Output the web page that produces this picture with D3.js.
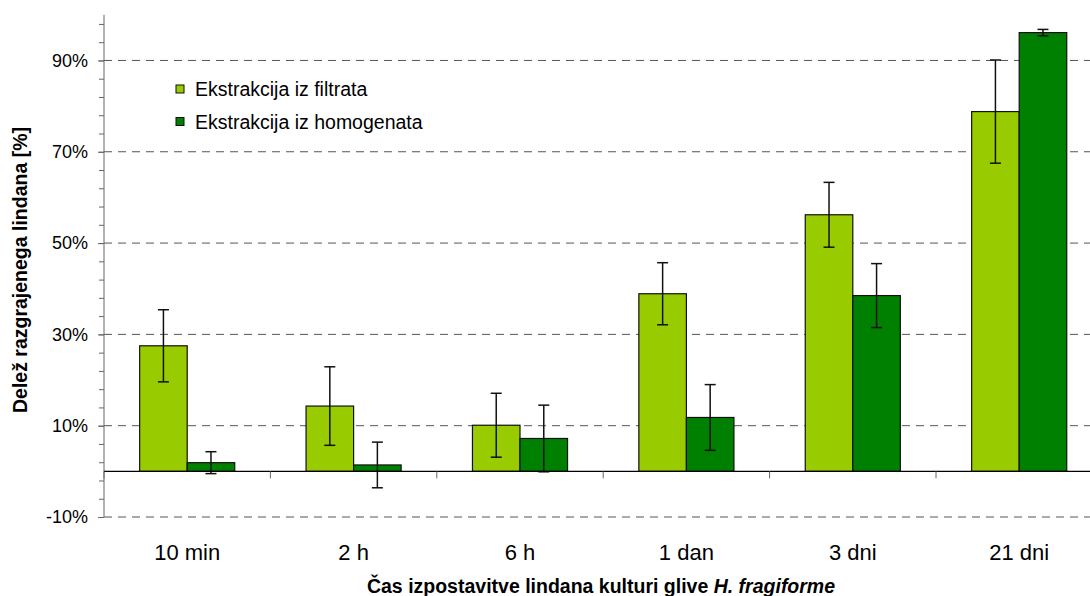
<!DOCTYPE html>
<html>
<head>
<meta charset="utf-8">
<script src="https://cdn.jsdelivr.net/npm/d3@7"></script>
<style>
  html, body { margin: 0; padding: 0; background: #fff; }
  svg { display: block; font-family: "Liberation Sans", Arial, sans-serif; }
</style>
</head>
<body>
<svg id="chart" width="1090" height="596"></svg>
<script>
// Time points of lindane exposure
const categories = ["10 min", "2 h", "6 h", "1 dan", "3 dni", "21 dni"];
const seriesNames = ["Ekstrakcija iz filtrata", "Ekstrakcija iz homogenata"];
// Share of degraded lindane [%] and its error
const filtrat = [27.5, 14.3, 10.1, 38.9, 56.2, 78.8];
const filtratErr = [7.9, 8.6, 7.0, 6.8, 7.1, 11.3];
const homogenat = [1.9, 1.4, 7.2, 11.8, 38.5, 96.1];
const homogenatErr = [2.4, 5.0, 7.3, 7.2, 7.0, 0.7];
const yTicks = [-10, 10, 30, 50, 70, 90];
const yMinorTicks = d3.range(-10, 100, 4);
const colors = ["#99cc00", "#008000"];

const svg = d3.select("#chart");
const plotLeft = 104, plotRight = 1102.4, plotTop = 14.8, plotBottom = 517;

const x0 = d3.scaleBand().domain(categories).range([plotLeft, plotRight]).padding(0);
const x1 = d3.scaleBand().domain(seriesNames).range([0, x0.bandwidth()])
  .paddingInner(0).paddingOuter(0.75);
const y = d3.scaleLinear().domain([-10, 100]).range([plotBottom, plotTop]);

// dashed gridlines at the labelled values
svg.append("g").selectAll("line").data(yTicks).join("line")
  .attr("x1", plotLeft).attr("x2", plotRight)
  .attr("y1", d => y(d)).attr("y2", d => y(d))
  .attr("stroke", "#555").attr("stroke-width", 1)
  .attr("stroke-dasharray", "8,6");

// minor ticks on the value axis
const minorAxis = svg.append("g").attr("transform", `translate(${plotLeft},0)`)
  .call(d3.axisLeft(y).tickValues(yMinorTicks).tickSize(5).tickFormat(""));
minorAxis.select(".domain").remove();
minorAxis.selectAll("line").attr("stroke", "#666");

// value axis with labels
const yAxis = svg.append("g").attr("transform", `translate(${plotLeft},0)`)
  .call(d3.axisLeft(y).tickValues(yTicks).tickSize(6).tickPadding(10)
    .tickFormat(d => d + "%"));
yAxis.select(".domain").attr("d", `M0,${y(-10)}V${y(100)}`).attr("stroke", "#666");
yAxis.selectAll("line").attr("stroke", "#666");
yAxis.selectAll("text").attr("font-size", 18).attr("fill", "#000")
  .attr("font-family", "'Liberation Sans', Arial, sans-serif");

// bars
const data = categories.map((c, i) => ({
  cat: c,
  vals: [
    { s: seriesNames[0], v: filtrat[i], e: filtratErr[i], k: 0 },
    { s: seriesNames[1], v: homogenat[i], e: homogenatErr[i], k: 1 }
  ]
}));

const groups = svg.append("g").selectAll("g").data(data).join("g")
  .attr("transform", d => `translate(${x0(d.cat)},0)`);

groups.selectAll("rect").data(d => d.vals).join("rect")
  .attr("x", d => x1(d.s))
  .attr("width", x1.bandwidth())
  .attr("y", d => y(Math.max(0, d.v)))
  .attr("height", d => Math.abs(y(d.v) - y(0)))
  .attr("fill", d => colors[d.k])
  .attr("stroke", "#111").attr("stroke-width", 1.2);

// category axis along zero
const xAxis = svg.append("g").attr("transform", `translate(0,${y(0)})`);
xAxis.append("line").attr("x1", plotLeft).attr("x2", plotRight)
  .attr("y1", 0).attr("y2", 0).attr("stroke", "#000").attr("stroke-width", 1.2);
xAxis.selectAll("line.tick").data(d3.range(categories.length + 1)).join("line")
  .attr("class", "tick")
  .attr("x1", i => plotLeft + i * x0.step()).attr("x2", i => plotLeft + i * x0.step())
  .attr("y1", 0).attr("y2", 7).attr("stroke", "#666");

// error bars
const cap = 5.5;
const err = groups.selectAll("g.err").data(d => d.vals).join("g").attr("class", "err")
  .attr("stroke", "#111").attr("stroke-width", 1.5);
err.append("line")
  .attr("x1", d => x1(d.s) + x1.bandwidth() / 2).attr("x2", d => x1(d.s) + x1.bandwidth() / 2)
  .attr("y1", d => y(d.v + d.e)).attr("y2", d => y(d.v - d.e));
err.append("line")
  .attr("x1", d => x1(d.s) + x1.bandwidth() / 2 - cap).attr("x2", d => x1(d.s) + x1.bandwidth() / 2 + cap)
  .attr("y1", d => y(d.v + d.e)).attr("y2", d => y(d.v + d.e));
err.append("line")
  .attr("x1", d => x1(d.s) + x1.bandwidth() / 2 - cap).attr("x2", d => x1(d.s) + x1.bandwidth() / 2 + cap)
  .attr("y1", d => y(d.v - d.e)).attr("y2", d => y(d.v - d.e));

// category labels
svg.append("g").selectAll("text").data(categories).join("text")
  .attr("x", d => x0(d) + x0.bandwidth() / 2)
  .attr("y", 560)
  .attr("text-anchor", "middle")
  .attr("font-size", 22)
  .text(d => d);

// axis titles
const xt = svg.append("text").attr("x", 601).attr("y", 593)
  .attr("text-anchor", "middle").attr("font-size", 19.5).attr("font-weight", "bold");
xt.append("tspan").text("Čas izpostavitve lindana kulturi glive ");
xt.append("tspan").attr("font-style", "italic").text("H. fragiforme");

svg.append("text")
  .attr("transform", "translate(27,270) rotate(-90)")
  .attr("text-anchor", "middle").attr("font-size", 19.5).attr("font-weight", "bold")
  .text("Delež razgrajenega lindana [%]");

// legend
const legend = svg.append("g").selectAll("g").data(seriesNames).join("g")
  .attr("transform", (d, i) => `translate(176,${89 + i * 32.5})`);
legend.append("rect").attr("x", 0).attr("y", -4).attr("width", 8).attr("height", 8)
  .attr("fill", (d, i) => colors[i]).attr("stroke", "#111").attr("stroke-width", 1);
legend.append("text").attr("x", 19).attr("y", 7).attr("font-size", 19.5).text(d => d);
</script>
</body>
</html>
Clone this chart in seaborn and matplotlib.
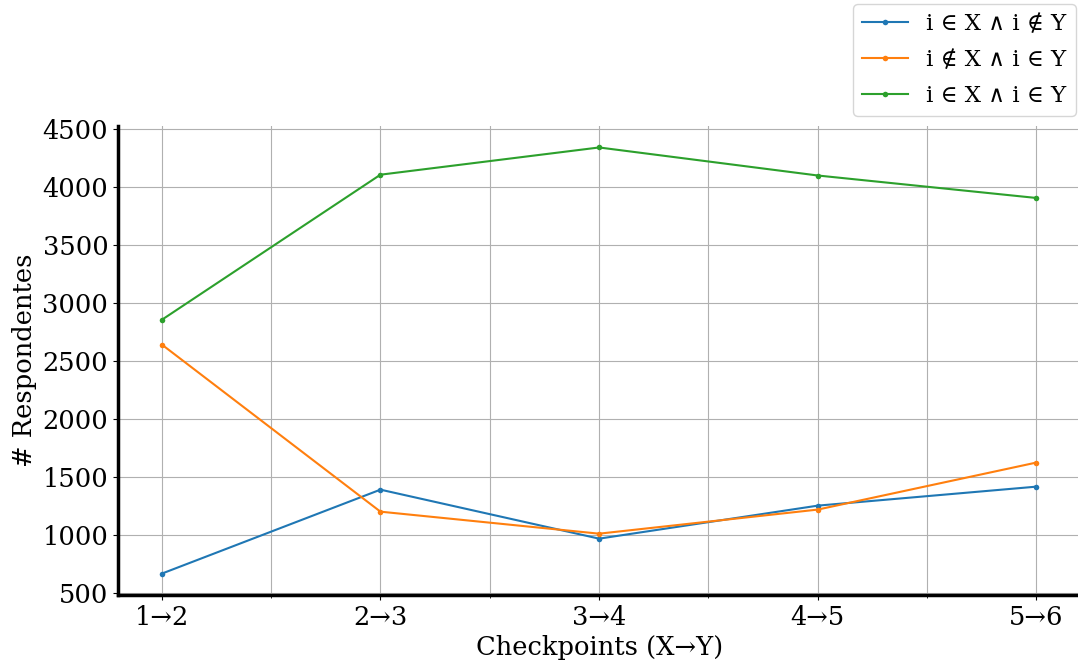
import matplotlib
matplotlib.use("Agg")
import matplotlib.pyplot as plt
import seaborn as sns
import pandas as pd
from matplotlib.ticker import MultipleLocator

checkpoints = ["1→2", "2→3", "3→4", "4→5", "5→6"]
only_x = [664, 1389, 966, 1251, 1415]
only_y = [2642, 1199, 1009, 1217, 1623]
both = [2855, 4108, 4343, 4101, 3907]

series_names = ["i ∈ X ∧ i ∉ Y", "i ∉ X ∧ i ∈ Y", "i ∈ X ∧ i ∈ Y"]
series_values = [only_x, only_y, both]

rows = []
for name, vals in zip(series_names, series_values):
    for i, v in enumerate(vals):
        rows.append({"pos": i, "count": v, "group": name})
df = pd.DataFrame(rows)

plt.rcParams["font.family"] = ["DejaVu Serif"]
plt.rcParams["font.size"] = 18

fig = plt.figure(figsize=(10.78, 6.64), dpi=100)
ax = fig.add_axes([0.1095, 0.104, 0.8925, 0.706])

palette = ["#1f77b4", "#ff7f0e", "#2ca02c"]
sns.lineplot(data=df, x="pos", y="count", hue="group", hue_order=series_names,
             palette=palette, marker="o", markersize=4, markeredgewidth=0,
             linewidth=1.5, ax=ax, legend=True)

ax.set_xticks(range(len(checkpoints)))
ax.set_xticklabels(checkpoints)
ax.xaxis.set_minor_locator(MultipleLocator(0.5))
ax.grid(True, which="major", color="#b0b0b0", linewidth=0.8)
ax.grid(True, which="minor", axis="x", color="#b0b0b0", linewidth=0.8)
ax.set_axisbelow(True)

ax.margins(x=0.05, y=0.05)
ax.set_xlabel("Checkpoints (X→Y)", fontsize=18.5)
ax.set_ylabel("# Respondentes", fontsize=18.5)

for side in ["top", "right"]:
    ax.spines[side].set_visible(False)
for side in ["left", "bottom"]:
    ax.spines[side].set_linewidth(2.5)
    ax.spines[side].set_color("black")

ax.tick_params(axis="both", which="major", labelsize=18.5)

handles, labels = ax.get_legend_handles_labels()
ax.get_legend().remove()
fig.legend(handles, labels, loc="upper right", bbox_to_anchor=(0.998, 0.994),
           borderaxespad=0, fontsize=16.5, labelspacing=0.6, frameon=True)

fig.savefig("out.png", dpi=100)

▶ Problem: Could the lines from the top of the material through the line with "const plotLeft = 104, plotRight" be repeated exactly, pictures left out?

▶ Reply to the exercise:
Output the web page that produces this picture with D3.js.
<!DOCTYPE html>
<html>
<head>
<meta charset="utf-8">
<script src="https://cdn.jsdelivr.net/npm/d3@7"></script>
<style>
  html, body { margin: 0; padding: 0; background: #fff; }
  svg { display: block; font-family: "Liberation Sans", Arial, sans-serif; }
</style>
</head>
<body>
<svg id="chart" width="1090" height="596"></svg>
<script>
// Time points of lindane exposure
const categories = ["10 min", "2 h", "6 h", "1 dan", "3 dni", "21 dni"];
const seriesNames = ["Ekstrakcija iz filtrata", "Ekstrakcija iz homogenata"];
// Share of degraded lindane [%] and its error
const filtrat = [27.5, 14.3, 10.1, 38.9, 56.2, 78.8];
const filtratErr = [7.9, 8.6, 7.0, 6.8, 7.1, 11.3];
const homogenat = [1.9, 1.4, 7.2, 11.8, 38.5, 96.1];
const homogenatErr = [2.4, 5.0, 7.3, 7.2, 7.0, 0.7];
const yTicks = [-10, 10, 30, 50, 70, 90];
const yMinorTicks = d3.range(-10, 100, 4);
const colors = ["#99cc00", "#008000"];

const svg = d3.select("#chart");
const plotLeft = 104, plotRight = 1102.4, plotTop = 14.8, plotBottom = 517;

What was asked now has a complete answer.